◆ What is required:
Reproduce all the lines below exactly and omit the images.

◆ Data provided:
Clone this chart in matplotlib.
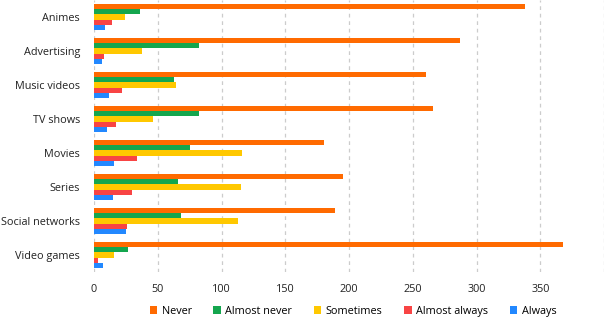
import matplotlib
matplotlib.use("Agg")
import matplotlib.pyplot as plt
import numpy as np

categories = ["Animes", "Advertising", "Music videos", "TV shows", "Movies",
              "Series", "Social networks", "Video games"]
series_names = ["Never", "Almost never", "Sometimes", "Almost always", "Always"]
never = [338, 287, 260, 266, 180, 195, 189, 368]
almost_never = [36, 82, 63, 82, 75, 66, 68, 27]
sometimes = [24, 38, 64, 46, 116, 115, 113, 16]
almost_always = [14, 8, 22, 17, 34, 30, 26, 3]
always = [9, 6, 12, 10, 16, 15, 25, 7]
x_ticks = [0, 50, 100, 150, 200, 250, 300, 350]

values = [never, almost_never, sometimes, almost_always, always]
colors = ["#FF6A00", "#14A64E", "#FFC800", "#F84444", "#2288FF"]

plt.rcParams['font.family'] = ['Open Sans', 'DejaVu Sans']

fig = plt.figure(figsize=(6.04, 3.22), dpi=100)
ax = fig.add_axes([94/604, 50/322, (604-94)/604, 272/322])

y = np.arange(len(categories))
h = 0.156
for i, (name, vals, c) in enumerate(zip(series_names, values, colors)):
    off = (i - 2) * h
    ax.barh(y + off, vals, height=h * 0.95, color=c, label=name, zorder=3)

ax.set_ylim(len(categories) - 0.5, -0.5)
ax.set_xlim(0, 400)
ax.set_yticks(y)
ax.set_yticklabels(categories, fontsize=7.8, color="#222222")
ax.set_xticks(x_ticks)
ax.set_xticklabels([str(t) for t in x_ticks], fontsize=7.8, color="#222222")
for gx in [0, 50, 100, 150, 200, 250, 300, 350, 400]:
    ax.axvline(gx, color="#cccccc", linestyle=(0, (3, 3)), linewidth=0.9, zorder=1)
for s in ax.spines.values():
    s.set_visible(False)
ax.tick_params(axis='both', length=0)
ax.tick_params(axis='y', pad=10)
ax.tick_params(axis='x', pad=9)

fig.legend(loc="lower center", bbox_to_anchor=(353/604, -0.015), ncol=5,
           frameon=False, fontsize=7.8, handlelength=0.7, handleheight=0.7,
           columnspacing=2.0, handletextpad=0.4)

fig.savefig("out.png", dpi=100)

◆ Written solution:
Clone this chart in matplotlib.
import matplotlib
matplotlib.use("Agg")
import matplotlib.pyplot as plt
import numpy as np

categories = ["Animes", "Advertising", "Music videos", "TV shows", "Movies",
              "Series", "Social networks", "Video games"]
series_names = ["Never", "Almost never", "Sometimes", "Almost always", "Always"]
never = [338, 287, 260, 266, 180, 195, 189, 368]
almost_never = [36, 82, 63, 82, 75, 66, 68, 27]
sometimes = [24, 38, 64, 46, 116, 115, 113, 16]
almost_always = [14, 8, 22, 17, 34, 30, 26, 3]
always = [9, 6, 12, 10, 16, 15, 25, 7]
x_ticks = [0, 50, 100, 150, 200, 250, 300, 350]

values = [never, almost_never, sometimes, almost_always, always]
colors = ["#FF6A00", "#14A64E", "#FFC800", "#F84444", "#2288FF"]

plt.rcParams['font.family'] = ['Open Sans', 'DejaVu Sans']

fig = plt.figure(figsize=(6.04, 3.22), dpi=100)
ax = fig.add_axes([94/604, 50/322, (604-94)/604, 272/322])

y = np.arange(len(categories))
h = 0.156
for i, (name, vals, c) in enumerate(zip(series_names, values, colors)):
    off = (i - 2) * h
    ax.barh(y + off, vals, height=h * 0.95, color=c, label=name, zorder=3)

ax.set_ylim(len(categories) - 0.5, -0.5)
ax.set_xlim(0, 400)
ax.set_yticks(y)
ax.set_yticklabels(categories, fontsize=7.8, color="#222222")
ax.set_xticks(x_ticks)
ax.set_xticklabels([str(t) for t in x_ticks], fontsize=7.8, color="#222222")
for gx in [0, 50, 100, 150, 200, 250, 300, 350, 400]:
    ax.axvline(gx, color="#cccccc", linestyle=(0, (3, 3)), linewidth=0.9, zorder=1)
for s in ax.spines.values():
    s.set_visible(False)
ax.tick_params(axis='both', length=0)
ax.tick_params(axis='y', pad=10)
ax.tick_params(axis='x', pad=9)

fig.legend(loc="lower center", bbox_to_anchor=(353/604, -0.015), ncol=5,
           frameon=False, fontsize=7.8, handlelength=0.7, handleheight=0.7,
           columnspacing=2.0, handletextpad=0.4)

fig.savefig("out.png", dpi=100)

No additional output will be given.